GIVEN DATA ->

►

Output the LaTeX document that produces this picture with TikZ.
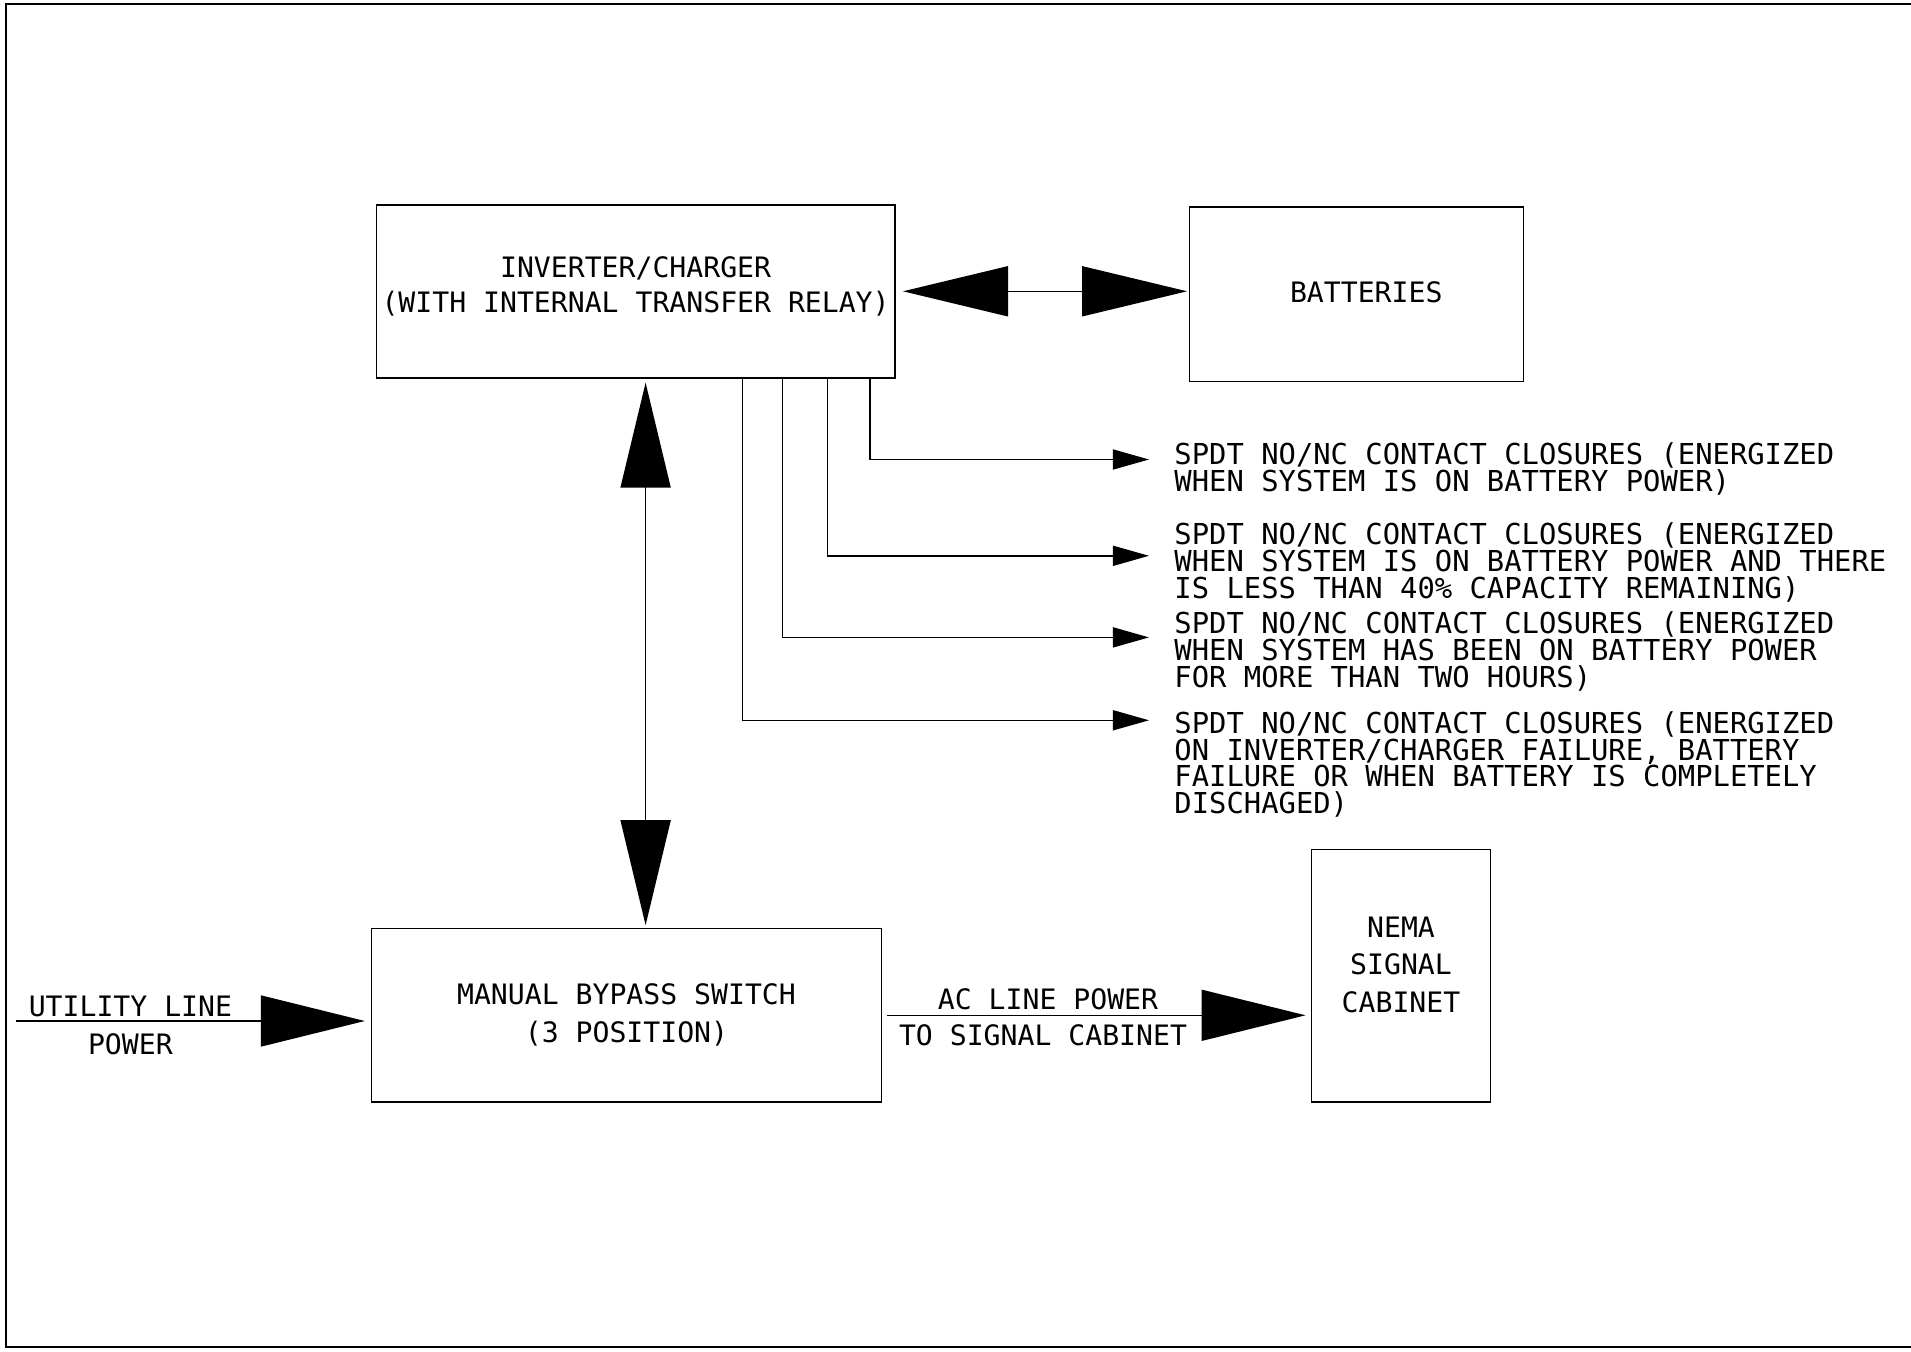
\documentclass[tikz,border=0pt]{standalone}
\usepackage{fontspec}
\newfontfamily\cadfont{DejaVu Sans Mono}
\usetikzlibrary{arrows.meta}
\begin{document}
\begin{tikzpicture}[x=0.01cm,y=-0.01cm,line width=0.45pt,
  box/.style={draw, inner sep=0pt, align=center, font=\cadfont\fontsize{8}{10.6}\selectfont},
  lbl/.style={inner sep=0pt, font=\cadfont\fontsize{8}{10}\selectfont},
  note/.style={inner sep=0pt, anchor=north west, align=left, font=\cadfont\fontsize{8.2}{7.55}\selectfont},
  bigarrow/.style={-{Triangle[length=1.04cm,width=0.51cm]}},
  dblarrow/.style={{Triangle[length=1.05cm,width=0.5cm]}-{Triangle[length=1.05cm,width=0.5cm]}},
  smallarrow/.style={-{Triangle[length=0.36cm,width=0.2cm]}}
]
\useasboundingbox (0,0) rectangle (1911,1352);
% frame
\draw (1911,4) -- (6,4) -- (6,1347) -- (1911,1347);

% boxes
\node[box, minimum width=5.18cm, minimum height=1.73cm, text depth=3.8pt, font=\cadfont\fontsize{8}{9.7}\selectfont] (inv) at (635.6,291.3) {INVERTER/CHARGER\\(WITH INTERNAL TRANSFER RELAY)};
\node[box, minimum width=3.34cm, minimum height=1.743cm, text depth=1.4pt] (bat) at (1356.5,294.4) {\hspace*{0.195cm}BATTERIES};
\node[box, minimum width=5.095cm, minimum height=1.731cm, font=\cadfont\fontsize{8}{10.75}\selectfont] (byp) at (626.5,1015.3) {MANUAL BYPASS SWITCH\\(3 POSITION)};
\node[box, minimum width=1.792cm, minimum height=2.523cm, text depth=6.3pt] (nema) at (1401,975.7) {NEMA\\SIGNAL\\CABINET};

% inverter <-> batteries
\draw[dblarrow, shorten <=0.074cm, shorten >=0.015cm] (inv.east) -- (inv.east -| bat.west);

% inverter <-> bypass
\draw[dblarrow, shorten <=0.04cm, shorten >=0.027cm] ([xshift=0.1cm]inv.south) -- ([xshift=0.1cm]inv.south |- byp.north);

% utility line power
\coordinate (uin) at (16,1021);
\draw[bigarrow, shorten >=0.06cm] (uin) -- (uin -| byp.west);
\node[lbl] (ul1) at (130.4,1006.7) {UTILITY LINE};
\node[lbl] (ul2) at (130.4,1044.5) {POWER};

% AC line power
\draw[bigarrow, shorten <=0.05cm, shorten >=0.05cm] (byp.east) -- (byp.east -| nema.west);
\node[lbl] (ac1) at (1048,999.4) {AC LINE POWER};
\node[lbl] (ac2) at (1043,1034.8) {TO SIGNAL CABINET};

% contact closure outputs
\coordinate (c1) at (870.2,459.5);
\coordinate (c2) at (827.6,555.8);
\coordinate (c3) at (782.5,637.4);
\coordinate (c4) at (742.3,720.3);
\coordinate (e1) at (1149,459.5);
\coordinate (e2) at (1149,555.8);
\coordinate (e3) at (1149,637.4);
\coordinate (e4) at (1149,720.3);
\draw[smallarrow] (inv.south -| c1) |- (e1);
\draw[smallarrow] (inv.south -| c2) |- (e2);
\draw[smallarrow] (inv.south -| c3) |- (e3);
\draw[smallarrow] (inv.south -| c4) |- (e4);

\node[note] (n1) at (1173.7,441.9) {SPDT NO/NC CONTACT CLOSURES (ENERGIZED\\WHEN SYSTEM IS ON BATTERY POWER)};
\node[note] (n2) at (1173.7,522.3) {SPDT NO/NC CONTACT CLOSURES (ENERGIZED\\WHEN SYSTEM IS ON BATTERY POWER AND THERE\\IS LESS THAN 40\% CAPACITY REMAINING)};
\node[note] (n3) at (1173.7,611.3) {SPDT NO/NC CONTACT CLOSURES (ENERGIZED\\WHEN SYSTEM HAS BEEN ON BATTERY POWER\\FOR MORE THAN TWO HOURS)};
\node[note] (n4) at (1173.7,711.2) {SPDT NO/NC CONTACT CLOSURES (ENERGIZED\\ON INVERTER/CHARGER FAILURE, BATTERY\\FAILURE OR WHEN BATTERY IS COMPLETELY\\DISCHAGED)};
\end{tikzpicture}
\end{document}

◄

AIM OF THE EXERCISE -> Every line is to be duplicated exactly, though pictures stay out.

COMPLETE OUTPUT ->
Output the LaTeX document that produces this picture with TikZ.
\documentclass[tikz,border=0pt]{standalone}
\usepackage{fontspec}
\newfontfamily\cadfont{DejaVu Sans Mono}
\usetikzlibrary{arrows.meta}
\begin{document}
\begin{tikzpicture}[x=0.01cm,y=-0.01cm,line width=0.45pt,
  box/.style={draw, inner sep=0pt, align=center, font=\cadfont\fontsize{8}{10.6}\selectfont},
  lbl/.style={inner sep=0pt, font=\cadfont\fontsize{8}{10}\selectfont},
  note/.style={inner sep=0pt, anchor=north west, align=left, font=\cadfont\fontsize{8.2}{7.55}\selectfont},
  bigarrow/.style={-{Triangle[length=1.04cm,width=0.51cm]}},
  dblarrow/.style={{Triangle[length=1.05cm,width=0.5cm]}-{Triangle[length=1.05cm,width=0.5cm]}},
  smallarrow/.style={-{Triangle[length=0.36cm,width=0.2cm]}}
]
\useasboundingbox (0,0) rectangle (1911,1352);
% frame
\draw (1911,4) -- (6,4) -- (6,1347) -- (1911,1347);

% boxes
\node[box, minimum width=5.18cm, minimum height=1.73cm, text depth=3.8pt, font=\cadfont\fontsize{8}{9.7}\selectfont] (inv) at (635.6,291.3) {INVERTER/CHARGER\\(WITH INTERNAL TRANSFER RELAY)};
\node[box, minimum width=3.34cm, minimum height=1.743cm, text depth=1.4pt] (bat) at (1356.5,294.4) {\hspace*{0.195cm}BATTERIES};
\node[box, minimum width=5.095cm, minimum height=1.731cm, font=\cadfont\fontsize{8}{10.75}\selectfont] (byp) at (626.5,1015.3) {MANUAL BYPASS SWITCH\\(3 POSITION)};
\node[box, minimum width=1.792cm, minimum height=2.523cm, text depth=6.3pt] (nema) at (1401,975.7) {NEMA\\SIGNAL\\CABINET};

% inverter <-> batteries
\draw[dblarrow, shorten <=0.074cm, shorten >=0.015cm] (inv.east) -- (inv.east -| bat.west);

% inverter <-> bypass
\draw[dblarrow, shorten <=0.04cm, shorten >=0.027cm] ([xshift=0.1cm]inv.south) -- ([xshift=0.1cm]inv.south |- byp.north);

% utility line power
\coordinate (uin) at (16,1021);
\draw[bigarrow, shorten >=0.06cm] (uin) -- (uin -| byp.west);
\node[lbl] (ul1) at (130.4,1006.7) {UTILITY LINE};
\node[lbl] (ul2) at (130.4,1044.5) {POWER};

% AC line power
\draw[bigarrow, shorten <=0.05cm, shorten >=0.05cm] (byp.east) -- (byp.east -| nema.west);
\node[lbl] (ac1) at (1048,999.4) {AC LINE POWER};
\node[lbl] (ac2) at (1043,1034.8) {TO SIGNAL CABINET};

% contact closure outputs
\coordinate (c1) at (870.2,459.5);
\coordinate (c2) at (827.6,555.8);
\coordinate (c3) at (782.5,637.4);
\coordinate (c4) at (742.3,720.3);
\coordinate (e1) at (1149,459.5);
\coordinate (e2) at (1149,555.8);
\coordinate (e3) at (1149,637.4);
\coordinate (e4) at (1149,720.3);
\draw[smallarrow] (inv.south -| c1) |- (e1);
\draw[smallarrow] (inv.south -| c2) |- (e2);
\draw[smallarrow] (inv.south -| c3) |- (e3);
\draw[smallarrow] (inv.south -| c4) |- (e4);

\node[note] (n1) at (1173.7,441.9) {SPDT NO/NC CONTACT CLOSURES (ENERGIZED\\WHEN SYSTEM IS ON BATTERY POWER)};
\node[note] (n2) at (1173.7,522.3) {SPDT NO/NC CONTACT CLOSURES (ENERGIZED\\WHEN SYSTEM IS ON BATTERY POWER AND THERE\\IS LESS THAN 40\% CAPACITY REMAINING)};
\node[note] (n3) at (1173.7,611.3) {SPDT NO/NC CONTACT CLOSURES (ENERGIZED\\WHEN SYSTEM HAS BEEN ON BATTERY POWER\\FOR MORE THAN TWO HOURS)};
\node[note] (n4) at (1173.7,711.2) {SPDT NO/NC CONTACT CLOSURES (ENERGIZED\\ON INVERTER/CHARGER FAILURE, BATTERY\\FAILURE OR WHEN BATTERY IS COMPLETELY\\DISCHAGED)};
\end{tikzpicture}
\end{document}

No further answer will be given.